Capucine Mühlbauer

Capucine Mühlbauer verabschiedet sich von der Musikschule Grassau

Ein Leben für die Musik – das war das Motto von Capucine Mühlbauer seit dem fünften Lebensjahr. Sie ist selbst konzertierende Klarinettistin und hat zudem seit fast drei Jahrzehnten Kinder und Jugendliche im Einzelunterricht, in Orchestern und Klassengruppen ausgebildet.

Aber: Leben bedeutet auch Veränderung. Zum Schuljahresende im Sommer 2021 hat Capucine Mühlbauer sich von der Musikschule Grassau verabschiedet und ist nun auf dem Weg in eines anderes berufliches Umfeld, und zwar in ihrer Heimat Tirol.

Jetzt blickt sie zurück auf 27 Jahre Musikleben in Grassau.

UG: Wann und wie war der „Schulstart“ in Grassau?

CM: 1994 habe ich hier an der Grassauer Musikschule mit fünf Klarinettenschülerinnen und -schülern begonnen. Dann kam ein zweiter Unterrichtstag dazu, dann ein dritter und zeitweise war ich vier Nachmittage in der Woche hier zum Unterrichten.

UG: Die Musikschule war in den 1990er Jahren ja unter den Ersten, die das Klassenmusizieren als neue musikpädagogische Form eingeführt haben. Du warst aktiv mit dabei?  

CM: Ja. Voraussetzung war eine entsprechende Fortbildung. Gemeinsam mit Wolfgang Diem habe ich vier Jahre lang die 3. und 4. Klassen der Grundschule unterrichtet und danach in Aschau die Leitung des Klassenmusizierens übernommen. Diese Unterrichtsform n Grassau bedeutet ja, dass die Kinder ein Blasinstrument ihrer Wahl vom ersten Tag an in der Gruppe spielen – natürlich unterstützt von individueller Unterweisung und Förderung. Für einen entsprechenden Satz an Instrumenten sorgte der Musik und Gesangverein Grassau, das war eine phänomenale Sache.

UG: Wie lange ist ein Kind im Klassenmusizieren?

CM: Nach der 4. Klasse wechseln viele Kinder ins Kinderorchester bzw. in die Jugendkapelle. Und nicht wenige sind es, die bis ins Erwachsenenleben weiterhin Musik machen, z. B. in Studium oder Beruf; sehr viele wirken in der Marktkapelle Grassau mit. Dort habe übrigens auch ich vier Jahre lang mitgespielt. Und die Mitglieder des Kinderorchesters durften sogar manchmal bei den „Großen“ den Abend eröffnen, z. B. beim Stefani-Konzert.

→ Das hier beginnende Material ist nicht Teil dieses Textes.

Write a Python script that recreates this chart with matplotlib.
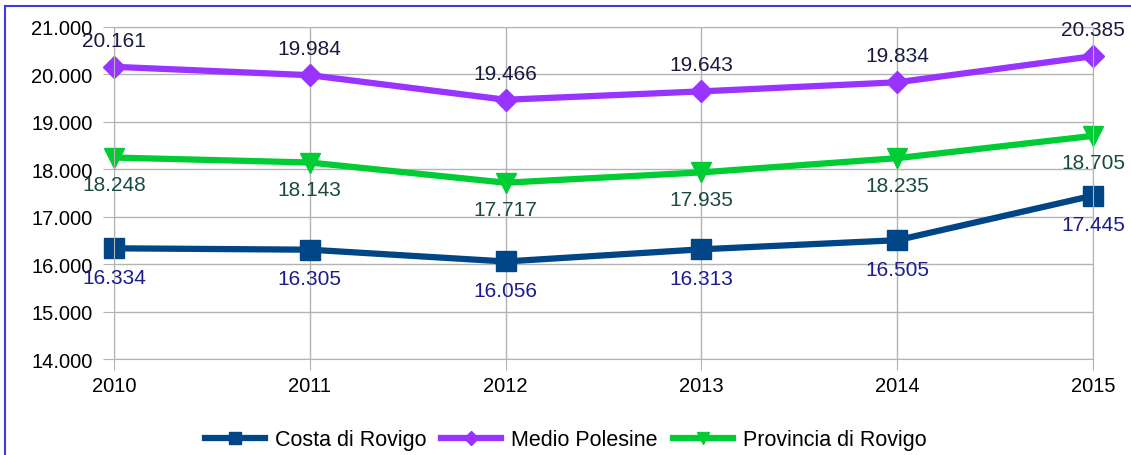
import matplotlib.pyplot as plt
from matplotlib.patches import Rectangle
from matplotlib.ticker import FuncFormatter

plt.rcParams['font.family'] = ['Liberation Sans', 'DejaVu Sans']

anni = [2010, 2011, 2012, 2013, 2014, 2015]
costa = [16334, 16305, 16056, 16313, 16505, 17445]
medio = [20161, 19984, 19466, 19643, 19834, 20385]
provincia = [18248, 18143, 17717, 17935, 18235, 18705]

fig = plt.figure(figsize=(11.31, 4.56), dpi=100)
ax = fig.add_axes([0.1008, 0.2105, 0.8656, 0.7281])

grid_col = '#b3b3b3'
fs = 15

l1, = ax.plot(anni, costa, color='#004586', lw=4.5, marker='s', ms=14,
              label='Costa di Rovigo', clip_on=False)
l2, = ax.plot(anni, medio, color='#9933ff', lw=4.5, marker='D', ms=11.5,
              label='Medio Polesine', clip_on=False)
l3, = ax.plot(anni, provincia, color='#00cc33', lw=4.5, marker='v', ms=15,
              label='Provincia di Rovigo', clip_on=False)

def fmt(v):
    return '{:,}'.format(int(v)).replace(',', '.')

# etichette dati
for x, y in zip(anni, medio):
    ax.annotate(fmt(y), (x, y), xytext=(0, 19), textcoords='offset points',
                ha='center', va='center', fontsize=fs, color='#1a1a40')
for x, y in zip(anni, provincia):
    ax.annotate(fmt(y), (x, y), xytext=(0, -19.5), textcoords='offset points',
                ha='center', va='center', fontsize=fs, color='#1a4a40')
for x, y in zip(anni, costa):
    ax.annotate(fmt(y), (x, y), xytext=(0, -21), textcoords='offset points',
                ha='center', va='center', fontsize=fs, color='#1c1c8c')

ax.set_xlim(2010, 2015)
ax.set_ylim(14000, 21000)
ax.set_xticks(anni)
ax.set_yticks(range(14000, 21001, 1000))
ax.yaxis.set_major_formatter(FuncFormatter(lambda v, p: fmt(v)))
ax.grid(True, color=grid_col, lw=1)
ax.set_axisbelow(True)
for s in ax.spines.values():
    s.set_color(grid_col)
ax.tick_params(axis='both', direction='out', length=8, color=grid_col, labelsize=14.5)
ax.tick_params(axis='y', pad=7.5)
ax.tick_params(axis='x', pad=4.5)

fig.legend(handles=[l1, l2, l3], loc='center', bbox_to_anchor=(0.5, 1 - 441 / 456),
           ncol=3, frameon=False, fontsize=15.5, handlelength=2.8, handletextpad=0.45,
           columnspacing=0.7, markerscale=0.6)

# cornice blu
fig.patches.append(Rectangle((5 / 1131, -0.1), 1.2, 1 - 7 / 456 + 0.1, transform=fig.transFigure,
                             fill=False, edgecolor='#3a3adf', lw=1.5))

fig.savefig('out.png', dpi=100)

UG: Wann entstand das Kinderorchester?

CM: Eines Tages kam der Musikschulleiter Wolfgang Diem zu mir mit der Idee, ein Kinderorchester zu gründen. Das ist ca. 15 Jahre her. Ich durfte Kinder, die schon Einzelunterricht an der Musikschule hatten oder aus dem Klassenmusizieren kamen, nach und nach an anspruchsvollere Stücke heranführen und an Auftritte gewöhnen. Manchmal war das auch unbefriedigend und mühselig, wenn z. B. bei Terminüberschneidungen andere Dinge der Orchesterprobe vorgezogen wurden. Orchesterarbeit bedeutet nämlich für jedes einzelne Mitglied eine ordentliche Portion Disziplin, Hinhören, Geduld … Aber jeder Auftritt des Kinderorchesters zeigte den kleinen Musikern und mir den Erfolg ihrer Anstrengungen.

UG: Wie kam und kommt Klarinette als Instrumente bei den Kindern und Jugendlichen an?

CM: Klarinette war immer gut besetzt. Aber es gab jedes Jahr interessante Trends – mal wollten viele Kinder Querflöte lernen, plötzlich was das Saxophon oder die Trompete unheimlich „in“. Ich hatte mal elf Querflöten-Mädchen!

UG: Was gehörte noch zum Berufsfeld Musikunterricht?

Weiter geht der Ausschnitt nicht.